*Required work*: Repeat each entry exactly and drop the pictures.

Entries with chart source code:
-- Start --
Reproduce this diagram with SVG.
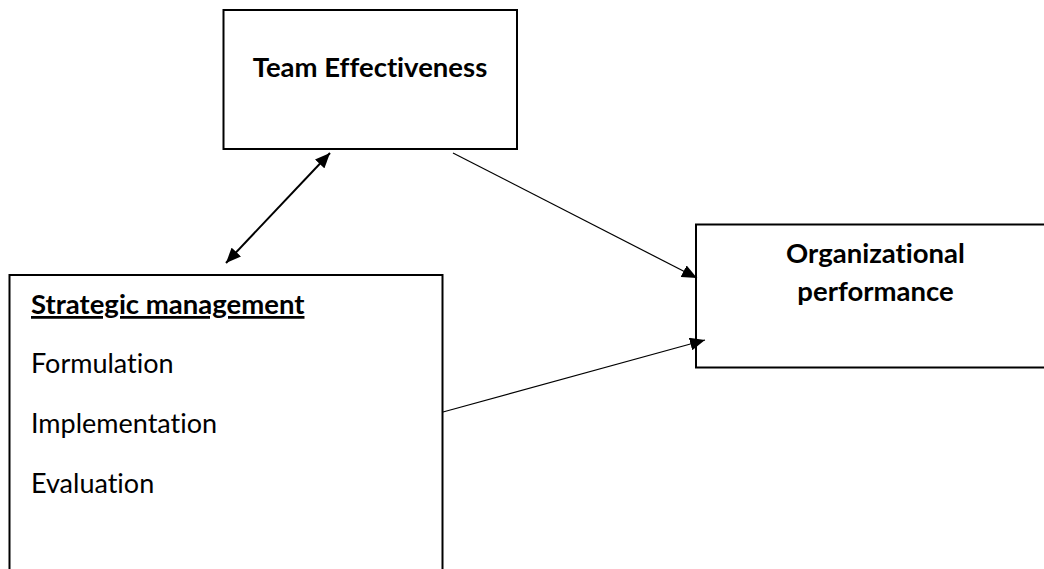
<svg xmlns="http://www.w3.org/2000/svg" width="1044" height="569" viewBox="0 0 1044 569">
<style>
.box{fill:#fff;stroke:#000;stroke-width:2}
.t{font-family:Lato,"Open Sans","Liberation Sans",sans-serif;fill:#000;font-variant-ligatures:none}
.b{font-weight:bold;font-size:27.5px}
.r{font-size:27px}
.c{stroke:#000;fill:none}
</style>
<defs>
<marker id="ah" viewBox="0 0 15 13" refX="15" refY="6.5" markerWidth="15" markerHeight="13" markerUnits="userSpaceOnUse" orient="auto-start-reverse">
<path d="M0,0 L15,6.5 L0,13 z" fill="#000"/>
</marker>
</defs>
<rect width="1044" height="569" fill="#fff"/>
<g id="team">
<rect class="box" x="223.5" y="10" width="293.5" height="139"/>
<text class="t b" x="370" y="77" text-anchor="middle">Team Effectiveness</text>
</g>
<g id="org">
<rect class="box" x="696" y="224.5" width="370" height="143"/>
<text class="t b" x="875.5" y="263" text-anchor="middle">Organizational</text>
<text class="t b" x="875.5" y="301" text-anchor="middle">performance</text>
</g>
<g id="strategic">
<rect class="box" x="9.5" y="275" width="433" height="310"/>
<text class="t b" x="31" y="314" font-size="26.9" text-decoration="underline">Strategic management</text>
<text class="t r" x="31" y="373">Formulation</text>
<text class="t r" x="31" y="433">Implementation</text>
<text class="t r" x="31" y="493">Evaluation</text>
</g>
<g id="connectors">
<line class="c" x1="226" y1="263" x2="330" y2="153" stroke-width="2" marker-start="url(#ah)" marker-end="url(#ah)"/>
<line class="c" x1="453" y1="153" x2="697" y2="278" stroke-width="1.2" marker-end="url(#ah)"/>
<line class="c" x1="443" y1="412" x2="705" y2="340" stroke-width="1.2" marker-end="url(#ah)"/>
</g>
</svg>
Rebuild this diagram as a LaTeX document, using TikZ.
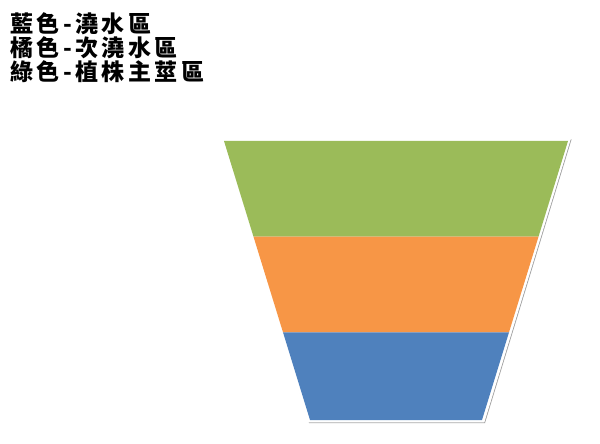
-- End --
*Exercise result*:
Reproduce this diagram with SVG.
<svg xmlns="http://www.w3.org/2000/svg" width="1044" height="569" viewBox="0 0 1044 569">
<style>
.box{fill:#fff;stroke:#000;stroke-width:2}
.t{font-family:Lato,"Open Sans","Liberation Sans",sans-serif;fill:#000;font-variant-ligatures:none}
.b{font-weight:bold;font-size:27.5px}
.r{font-size:27px}
.c{stroke:#000;fill:none}
</style>
<defs>
<marker id="ah" viewBox="0 0 15 13" refX="15" refY="6.5" markerWidth="15" markerHeight="13" markerUnits="userSpaceOnUse" orient="auto-start-reverse">
<path d="M0,0 L15,6.5 L0,13 z" fill="#000"/>
</marker>
</defs>
<rect width="1044" height="569" fill="#fff"/>
<g id="team">
<rect class="box" x="223.5" y="10" width="293.5" height="139"/>
<text class="t b" x="370" y="77" text-anchor="middle">Team Effectiveness</text>
</g>
<g id="org">
<rect class="box" x="696" y="224.5" width="370" height="143"/>
<text class="t b" x="875.5" y="263" text-anchor="middle">Organizational</text>
<text class="t b" x="875.5" y="301" text-anchor="middle">performance</text>
</g>
<g id="strategic">
<rect class="box" x="9.5" y="275" width="433" height="310"/>
<text class="t b" x="31" y="314" font-size="26.9" text-decoration="underline">Strategic management</text>
<text class="t r" x="31" y="373">Formulation</text>
<text class="t r" x="31" y="433">Implementation</text>
<text class="t r" x="31" y="493">Evaluation</text>
</g>
<g id="connectors">
<line class="c" x1="226" y1="263" x2="330" y2="153" stroke-width="2" marker-start="url(#ah)" marker-end="url(#ah)"/>
<line class="c" x1="453" y1="153" x2="697" y2="278" stroke-width="1.2" marker-end="url(#ah)"/>
<line class="c" x1="443" y1="412" x2="705" y2="340" stroke-width="1.2" marker-end="url(#ah)"/>
</g>
</svg>
Rebuild this diagram as a LaTeX document, using TikZ.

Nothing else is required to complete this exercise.